-------- Given data --------

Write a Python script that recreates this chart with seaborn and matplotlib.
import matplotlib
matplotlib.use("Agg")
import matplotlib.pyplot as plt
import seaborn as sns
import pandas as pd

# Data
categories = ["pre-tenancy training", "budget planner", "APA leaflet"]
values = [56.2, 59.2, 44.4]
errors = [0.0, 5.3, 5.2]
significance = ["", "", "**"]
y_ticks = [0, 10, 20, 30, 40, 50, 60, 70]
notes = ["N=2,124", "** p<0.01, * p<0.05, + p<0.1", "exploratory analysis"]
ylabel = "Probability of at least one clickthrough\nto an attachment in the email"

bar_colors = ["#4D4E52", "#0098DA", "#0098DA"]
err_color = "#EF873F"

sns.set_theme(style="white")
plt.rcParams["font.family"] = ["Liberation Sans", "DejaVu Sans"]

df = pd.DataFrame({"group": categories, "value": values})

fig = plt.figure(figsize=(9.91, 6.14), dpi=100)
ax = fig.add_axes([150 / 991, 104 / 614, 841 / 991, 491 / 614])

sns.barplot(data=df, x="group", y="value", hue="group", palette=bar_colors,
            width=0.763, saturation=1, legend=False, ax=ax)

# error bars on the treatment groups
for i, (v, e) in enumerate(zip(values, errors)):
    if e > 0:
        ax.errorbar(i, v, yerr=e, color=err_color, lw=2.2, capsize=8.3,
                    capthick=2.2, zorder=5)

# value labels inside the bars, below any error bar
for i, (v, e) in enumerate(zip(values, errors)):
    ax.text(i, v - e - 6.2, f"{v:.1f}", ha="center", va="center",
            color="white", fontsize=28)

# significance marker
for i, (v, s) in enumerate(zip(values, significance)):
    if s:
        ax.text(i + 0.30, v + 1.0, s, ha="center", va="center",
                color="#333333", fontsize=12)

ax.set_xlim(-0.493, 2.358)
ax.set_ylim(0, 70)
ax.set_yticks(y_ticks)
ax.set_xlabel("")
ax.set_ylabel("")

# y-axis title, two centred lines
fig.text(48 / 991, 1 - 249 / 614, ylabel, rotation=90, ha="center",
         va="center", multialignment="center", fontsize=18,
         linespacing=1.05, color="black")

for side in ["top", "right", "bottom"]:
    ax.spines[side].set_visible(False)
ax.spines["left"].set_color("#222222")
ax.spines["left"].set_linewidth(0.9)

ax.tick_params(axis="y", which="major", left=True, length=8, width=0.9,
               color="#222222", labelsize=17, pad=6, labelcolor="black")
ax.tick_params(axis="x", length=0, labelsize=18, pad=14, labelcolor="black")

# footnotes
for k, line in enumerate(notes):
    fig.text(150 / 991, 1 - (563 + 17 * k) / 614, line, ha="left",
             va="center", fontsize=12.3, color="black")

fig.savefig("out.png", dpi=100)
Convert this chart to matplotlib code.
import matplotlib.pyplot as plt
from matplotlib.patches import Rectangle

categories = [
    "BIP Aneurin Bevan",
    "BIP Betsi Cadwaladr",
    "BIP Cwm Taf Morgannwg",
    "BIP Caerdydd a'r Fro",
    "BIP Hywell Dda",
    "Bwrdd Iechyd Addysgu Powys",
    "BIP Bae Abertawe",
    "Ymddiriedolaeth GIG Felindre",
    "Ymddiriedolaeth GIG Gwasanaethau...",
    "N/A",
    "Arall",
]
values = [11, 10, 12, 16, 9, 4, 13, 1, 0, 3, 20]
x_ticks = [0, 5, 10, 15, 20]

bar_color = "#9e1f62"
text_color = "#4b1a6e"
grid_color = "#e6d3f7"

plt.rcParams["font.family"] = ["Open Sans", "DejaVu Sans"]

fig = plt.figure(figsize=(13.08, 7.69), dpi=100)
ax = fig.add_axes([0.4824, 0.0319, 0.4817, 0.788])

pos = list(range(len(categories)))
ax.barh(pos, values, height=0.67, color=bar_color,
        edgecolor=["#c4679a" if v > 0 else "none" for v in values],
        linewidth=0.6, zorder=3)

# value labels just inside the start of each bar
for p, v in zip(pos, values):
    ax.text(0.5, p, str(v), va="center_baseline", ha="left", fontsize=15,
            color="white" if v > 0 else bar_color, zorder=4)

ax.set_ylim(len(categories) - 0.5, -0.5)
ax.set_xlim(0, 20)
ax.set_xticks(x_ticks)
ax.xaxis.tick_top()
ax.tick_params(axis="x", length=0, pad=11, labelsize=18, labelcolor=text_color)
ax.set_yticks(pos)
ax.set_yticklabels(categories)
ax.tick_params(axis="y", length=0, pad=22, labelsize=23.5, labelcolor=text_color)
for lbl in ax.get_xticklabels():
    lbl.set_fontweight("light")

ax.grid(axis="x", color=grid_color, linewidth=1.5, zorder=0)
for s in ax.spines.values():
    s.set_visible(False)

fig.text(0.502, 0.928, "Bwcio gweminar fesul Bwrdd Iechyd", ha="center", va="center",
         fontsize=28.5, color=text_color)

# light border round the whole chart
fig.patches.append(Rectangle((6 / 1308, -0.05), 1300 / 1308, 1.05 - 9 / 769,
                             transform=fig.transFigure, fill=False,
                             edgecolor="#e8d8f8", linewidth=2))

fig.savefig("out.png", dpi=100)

--------

Instructions for the task —
Extract exactly and only the lines above from the line containing "Convert this chart to matplotlib code." through the line containing "else bar_color, zorder=4)", both end lines included.

Worked answer —
Convert this chart to matplotlib code.
import matplotlib.pyplot as plt
from matplotlib.patches import Rectangle

categories = [
    "BIP Aneurin Bevan",
    "BIP Betsi Cadwaladr",
    "BIP Cwm Taf Morgannwg",
    "BIP Caerdydd a'r Fro",
    "BIP Hywell Dda",
    "Bwrdd Iechyd Addysgu Powys",
    "BIP Bae Abertawe",
    "Ymddiriedolaeth GIG Felindre",
    "Ymddiriedolaeth GIG Gwasanaethau...",
    "N/A",
    "Arall",
]
values = [11, 10, 12, 16, 9, 4, 13, 1, 0, 3, 20]
x_ticks = [0, 5, 10, 15, 20]

bar_color = "#9e1f62"
text_color = "#4b1a6e"
grid_color = "#e6d3f7"

plt.rcParams["font.family"] = ["Open Sans", "DejaVu Sans"]

fig = plt.figure(figsize=(13.08, 7.69), dpi=100)
ax = fig.add_axes([0.4824, 0.0319, 0.4817, 0.788])

pos = list(range(len(categories)))
ax.barh(pos, values, height=0.67, color=bar_color,
        edgecolor=["#c4679a" if v > 0 else "none" for v in values],
        linewidth=0.6, zorder=3)

# value labels just inside the start of each bar
for p, v in zip(pos, values):
    ax.text(0.5, p, str(v), va="center_baseline", ha="left", fontsize=15,
            color="white" if v > 0 else bar_color, zorder=4)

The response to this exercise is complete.